--- start Source material ---

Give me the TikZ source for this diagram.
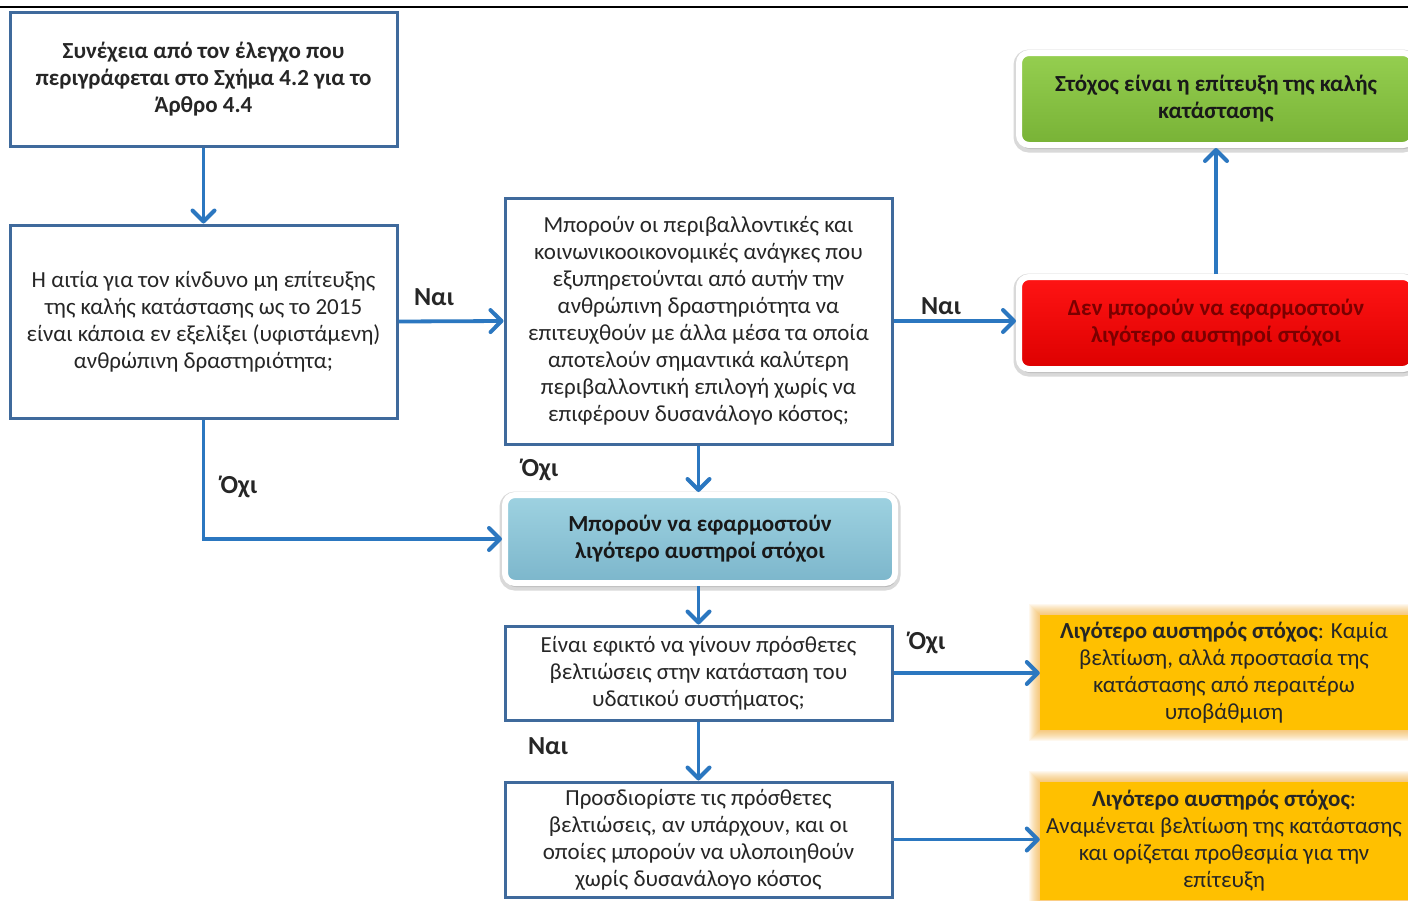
\documentclass[tikz,border=0pt]{standalone}
\usepackage{fontspec}
\setmainfont{Carlito}
\usetikzlibrary{arrows.meta,shadows}
\definecolor{boxblue}{HTML}{3F6A9C}
\definecolor{arrblue}{HTML}{2B77C0}
\definecolor{darkred}{HTML}{7A0000}
\definecolor{orangefill}{HTML}{FFC000}
\definecolor{glow}{HTML}{F7A21B}
\definecolor{gtop}{HTML}{95CF50}
\definecolor{gbot}{HTML}{78B236}
\definecolor{rtop}{HTML}{FF1414}
\definecolor{rbot}{HTML}{DD0000}
\definecolor{btop}{HTML}{9ED2E1}
\definecolor{bbot}{HTML}{7CB6CB}
\definecolor{txt}{HTML}{262626}
\tikzset{
  box/.style={draw=boxblue, line width=3pt, fill=white, align=center,
    font=\fontsize{23}{27}\selectfont, inner sep=0pt, text=txt},
  roundbox/.style={rounded corners=10pt, draw=white, line width=6pt, align=center,
    font=\bfseries\fontsize{23}{27}\selectfont, inner sep=0pt,
    preaction={draw=black!15, line width=11pt, transform canvas={yshift=-2pt}},
    drop shadow={shadow xshift=1pt, shadow yshift=-4pt, opacity=0.22, fill=black!70}},
  obox/.style={fill=orangefill, align=center, font=\fontsize{23}{27}\selectfont,
    inner sep=0pt, text=txt},
  conn/.style={draw=arrblue, line width=3.8pt,
    -{Straight Barb[length=11pt,width=22pt,line width=4pt,round]}},
  lbl/.style={font=\bfseries\fontsize{26}{30}\selectfont, text=txt},
}
\begin{document}
\begin{tikzpicture}[x=1pt,y=-1pt]
\useasboundingbox (0,0) rectangle (1408,900);
\fill[white] (0,0) rectangle (1408,900);
\draw[black, line width=2pt] (0,7) -- (1408,7);

% rectangular boxes
\node[box, minimum width=387pt, minimum height=134pt, font=\bfseries\fontsize{23}{27}\selectfont] (a) at (203.5,79)
  {Συνέχεια από τον έλεγχο που\\περιγράφεται στο Σχήμα 4.2 για το\\Άρθρο 4.4};
\node[box, minimum width=387pt, minimum height=193pt] (b) at (203.5,321.5)
  {Η αιτία για τον κίνδυνο μη επίτευξης\\της καλής κατάστασης ως το 2015\\είναι κάποια εν εξελίξει (υφιστάμενη)\\ανθρώπινη δραστηριότητα;};
\node[box, minimum width=387pt, minimum height=246pt] (c) at (698.5,321)
  {Μπορούν οι περιβαλλοντικές και\\κοινωνικοοικονομικές ανάγκες που\\εξυπηρετούνται από αυτήν την\\ανθρώπινη δραστηριότητα να\\επιτευχθούν με άλλα μέσα τα οποία\\αποτελούν σημαντικά καλύτερη\\περιβαλλοντική επιλογή χωρίς να\\επιφέρουν δυσανάλογο κόστος;};
\node[box, minimum width=387pt, minimum height=94pt] (d) at (698.5,673)
  {Είναι εφικτό να γίνουν πρόσθετες\\βελτιώσεις στην κατάσταση του\\υδατικού συστήματος;};
\node[box, minimum width=387pt, minimum height=115pt] (e) at (698.5,839.5)
  {Προσδιορίστε τις πρόσθετες\\βελτιώσεις, αν υπάρχουν, και οι\\οποίες μπορούν να υλοποιηθούν\\χωρίς δυσανάλογο κόστος};

% rounded coloured boxes
\node[roundbox, minimum width=394pt, minimum height=92pt, top color=gtop, bottom color=gbot, text=black!90] (g) at (1216,99)
  {Στόχος είναι η επίτευξη της καλής\\κατάστασης};
\node[roundbox, minimum width=394pt, minimum height=92pt, top color=rtop, bottom color=rbot, text=darkred] (r) at (1216,323)
  {Δεν μπορούν να εφαρμοστούν\\λιγότερο αυστηροί στόχοι};
\node[roundbox, minimum width=390pt, minimum height=88pt, top color=btop, bottom color=bbot, text=black!90] (bl) at (700,539)
  {Μπορούν να εφαρμοστούν\\λιγότερο αυστηροί στόχοι};

% orange glow boxes
\foreach \i in {1,...,11}{
  \fill[glow, opacity=0.065] (1040-\i,615-\i) rectangle (1408+\i,730+\i);
  \fill[glow, opacity=0.065] (1040-\i,782-\i) rectangle (1408+\i,900+\i);
}
\node[obox, minimum width=368pt, minimum height=115pt] (o1) at (1224,672.5)
  {\textbf{Λιγότερο αυστηρός στόχος}: Καμία\\βελτίωση, αλλά προστασία της\\κατάστασης από περαιτέρω\\υποβάθμιση};
\node[obox, minimum width=368pt, minimum height=118pt] (o2) at (1224,841)
  {\textbf{Λιγότερο αυστηρός στόχος}:\\Αναμένεται βελτίωση της κατάστασης\\και ορίζεται προθεσμία για την\\επίτευξη};

% connectors
\draw[conn] (a.south) -- (b.north);
\draw[conn] (b.east) -- (c.west);
\draw[conn] (c.east) -- (c.east -| r.west);
\draw[conn] (r.north) -- (g.south);
\draw[conn] (c.south) -- (c.south |- bl.north);
\draw[conn] (b.south) |- (bl.west);
\draw[conn] (bl.south -| d.north) -- (d.north);
\draw[conn] (d.east) -- (d.east -| o1.west);
\draw[conn] (d.south) -- (e.north);
\draw[conn] (e.east) -- (e.east -| o2.west);

% labels
\node[lbl] (l1) at (434,297) {Ναι};
\node[lbl] (l2) at (941,306) {Ναι};
\node[lbl] (l3) at (540,470) {Όχι};
\node[lbl] (l4) at (239,487) {Όχι};
\node[lbl] (l5) at (927,643) {Όχι};
\node[lbl] (l6) at (548,746) {Ναι};
\end{tikzpicture}
\end{document}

--- end Source material ---

▶ _Task details_:
Each line of the data should be quoted exactly, with pictures left out.

▶ _Complete output_:
Give me the TikZ source for this diagram.
\documentclass[tikz,border=0pt]{standalone}
\usepackage{fontspec}
\setmainfont{Carlito}
\usetikzlibrary{arrows.meta,shadows}
\definecolor{boxblue}{HTML}{3F6A9C}
\definecolor{arrblue}{HTML}{2B77C0}
\definecolor{darkred}{HTML}{7A0000}
\definecolor{orangefill}{HTML}{FFC000}
\definecolor{glow}{HTML}{F7A21B}
\definecolor{gtop}{HTML}{95CF50}
\definecolor{gbot}{HTML}{78B236}
\definecolor{rtop}{HTML}{FF1414}
\definecolor{rbot}{HTML}{DD0000}
\definecolor{btop}{HTML}{9ED2E1}
\definecolor{bbot}{HTML}{7CB6CB}
\definecolor{txt}{HTML}{262626}
\tikzset{
  box/.style={draw=boxblue, line width=3pt, fill=white, align=center,
    font=\fontsize{23}{27}\selectfont, inner sep=0pt, text=txt},
  roundbox/.style={rounded corners=10pt, draw=white, line width=6pt, align=center,
    font=\bfseries\fontsize{23}{27}\selectfont, inner sep=0pt,
    preaction={draw=black!15, line width=11pt, transform canvas={yshift=-2pt}},
    drop shadow={shadow xshift=1pt, shadow yshift=-4pt, opacity=0.22, fill=black!70}},
  obox/.style={fill=orangefill, align=center, font=\fontsize{23}{27}\selectfont,
    inner sep=0pt, text=txt},
  conn/.style={draw=arrblue, line width=3.8pt,
    -{Straight Barb[length=11pt,width=22pt,line width=4pt,round]}},
  lbl/.style={font=\bfseries\fontsize{26}{30}\selectfont, text=txt},
}
\begin{document}
\begin{tikzpicture}[x=1pt,y=-1pt]
\useasboundingbox (0,0) rectangle (1408,900);
\fill[white] (0,0) rectangle (1408,900);
\draw[black, line width=2pt] (0,7) -- (1408,7);

% rectangular boxes
\node[box, minimum width=387pt, minimum height=134pt, font=\bfseries\fontsize{23}{27}\selectfont] (a) at (203.5,79)
  {Συνέχεια από τον έλεγχο που\\περιγράφεται στο Σχήμα 4.2 για το\\Άρθρο 4.4};
\node[box, minimum width=387pt, minimum height=193pt] (b) at (203.5,321.5)
  {Η αιτία για τον κίνδυνο μη επίτευξης\\της καλής κατάστασης ως το 2015\\είναι κάποια εν εξελίξει (υφιστάμενη)\\ανθρώπινη δραστηριότητα;};
\node[box, minimum width=387pt, minimum height=246pt] (c) at (698.5,321)
  {Μπορούν οι περιβαλλοντικές και\\κοινωνικοοικονομικές ανάγκες που\\εξυπηρετούνται από αυτήν την\\ανθρώπινη δραστηριότητα να\\επιτευχθούν με άλλα μέσα τα οποία\\αποτελούν σημαντικά καλύτερη\\περιβαλλοντική επιλογή χωρίς να\\επιφέρουν δυσανάλογο κόστος;};
\node[box, minimum width=387pt, minimum height=94pt] (d) at (698.5,673)
  {Είναι εφικτό να γίνουν πρόσθετες\\βελτιώσεις στην κατάσταση του\\υδατικού συστήματος;};
\node[box, minimum width=387pt, minimum height=115pt] (e) at (698.5,839.5)
  {Προσδιορίστε τις πρόσθετες\\βελτιώσεις, αν υπάρχουν, και οι\\οποίες μπορούν να υλοποιηθούν\\χωρίς δυσανάλογο κόστος};

% rounded coloured boxes
\node[roundbox, minimum width=394pt, minimum height=92pt, top color=gtop, bottom color=gbot, text=black!90] (g) at (1216,99)
  {Στόχος είναι η επίτευξη της καλής\\κατάστασης};
\node[roundbox, minimum width=394pt, minimum height=92pt, top color=rtop, bottom color=rbot, text=darkred] (r) at (1216,323)
  {Δεν μπορούν να εφαρμοστούν\\λιγότερο αυστηροί στόχοι};
\node[roundbox, minimum width=390pt, minimum height=88pt, top color=btop, bottom color=bbot, text=black!90] (bl) at (700,539)
  {Μπορούν να εφαρμοστούν\\λιγότερο αυστηροί στόχοι};

% orange glow boxes
\foreach \i in {1,...,11}{
  \fill[glow, opacity=0.065] (1040-\i,615-\i) rectangle (1408+\i,730+\i);
  \fill[glow, opacity=0.065] (1040-\i,782-\i) rectangle (1408+\i,900+\i);
}
\node[obox, minimum width=368pt, minimum height=115pt] (o1) at (1224,672.5)
  {\textbf{Λιγότερο αυστηρός στόχος}: Καμία\\βελτίωση, αλλά προστασία της\\κατάστασης από περαιτέρω\\υποβάθμιση};
\node[obox, minimum width=368pt, minimum height=118pt] (o2) at (1224,841)
  {\textbf{Λιγότερο αυστηρός στόχος}:\\Αναμένεται βελτίωση της κατάστασης\\και ορίζεται προθεσμία για την\\επίτευξη};

% connectors
\draw[conn] (a.south) -- (b.north);
\draw[conn] (b.east) -- (c.west);
\draw[conn] (c.east) -- (c.east -| r.west);
\draw[conn] (r.north) -- (g.south);
\draw[conn] (c.south) -- (c.south |- bl.north);
\draw[conn] (b.south) |- (bl.west);
\draw[conn] (bl.south -| d.north) -- (d.north);
\draw[conn] (d.east) -- (d.east -| o1.west);
\draw[conn] (d.south) -- (e.north);
\draw[conn] (e.east) -- (e.east -| o2.west);

% labels
\node[lbl] (l1) at (434,297) {Ναι};
\node[lbl] (l2) at (941,306) {Ναι};
\node[lbl] (l3) at (540,470) {Όχι};
\node[lbl] (l4) at (239,487) {Όχι};
\node[lbl] (l5) at (927,643) {Όχι};
\node[lbl] (l6) at (548,746) {Ναι};
\end{tikzpicture}
\end{document}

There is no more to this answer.